57.

 

 

 

Lea wachte immer wieder aus ihrem Dämmerschlaf auf, doch niemand schien es zu bemerken. Sie versuchte die Augen zu öffnen, konnte es aber nicht. Sie waren wie zugeklebt. Wo war sie nur? Sie erinnerte sich an den Schmerz, der sich wie ein Blitz durch ihren ganzen Körper gezogen, sich ausgebreitet und ihr die Luft zum Atmen genommen hatte. Dann kam die Dunkelheit, Licht, Stimmen, wieder Dunkelheit.

Woher kam dieses Piepen? Herzfrequenz. Es war der Rhythmus der Herzfrequenz. Ihres Herzens, dachte Lea. Sie bekam Panik, der Schlauch in ihrem Hals ließ sie nicht selbst atmen.

Verdammt, merkte denn keiner, dass sie wach war. Hilfe!, schrie es in ihr. Wo war Nathalia? Sie hatte oft an ihrem Bett gesessen und mit ihr geredet. Was hatte sie noch gesagt? Sie würde auf sie aufpassen? War sie in Gefahr? Sie versuchte sich zu bewegen, aber es war unmöglich. War sie vielleicht querschnittgelähmt? Vielleicht lag sie aber auch im Wachkoma? Wieder überfiel sie das Gefühl der Panik.
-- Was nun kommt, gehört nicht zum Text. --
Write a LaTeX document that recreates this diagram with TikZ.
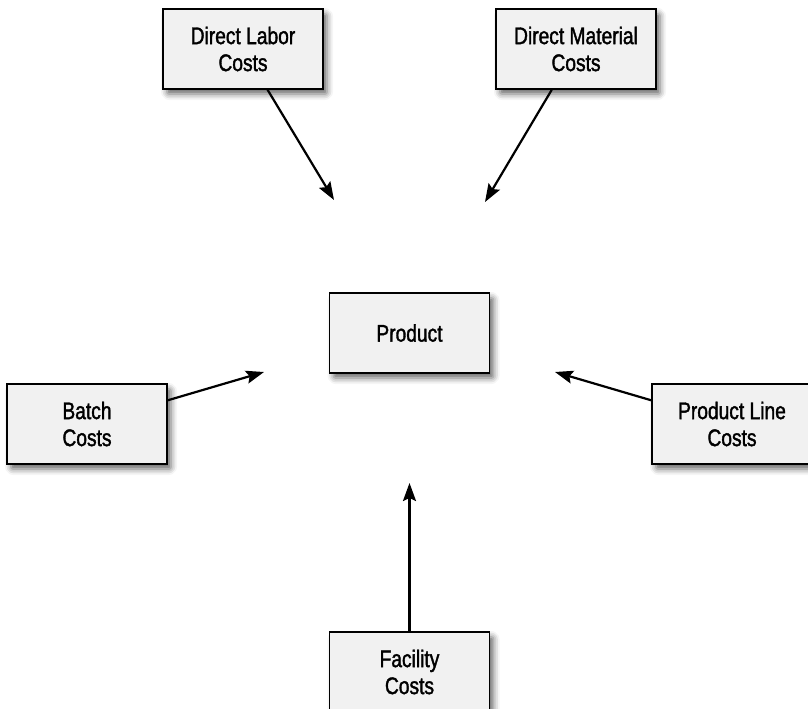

Endlich betrat jemand das Zimmer. Hallo? Hallo! Ich bin wach. Hört mich denn keiner?

„Hier ist eine Patientin, sie hatte einen Unfall. Seit zwei Tagen hirntot. Ihre Daten sind perfekt.“

Hirntot? Sie war doch nicht hirntot. Was für ein Unsinn. Aber vielleicht redete er über eine andere Patientin, die neben ihr liegen musste.

„Sollte das nicht funktionieren, haben wir noch eine andere kompatible Patientin. Keine Sorge, das ist ein Routineeingriff. Sie werden bald wie neu sein.“

Routineeingriff? Von was redete Rafa da? Im Heim wurden keine Eingriffe gemacht. Oder lag sie in einer Klinik?

„Die Patientin weint … sehen Sie nur.“

„Sie ist tot. Das ist versiegende Tränenflüssigkeit. Passiert gelegentlich.“

Lea merkte, wie ihr jemand grob am Auge rumtupfte, dann entfernten sich die Stimmen wieder, eine Tür fiel leise ins Schloss. Stille.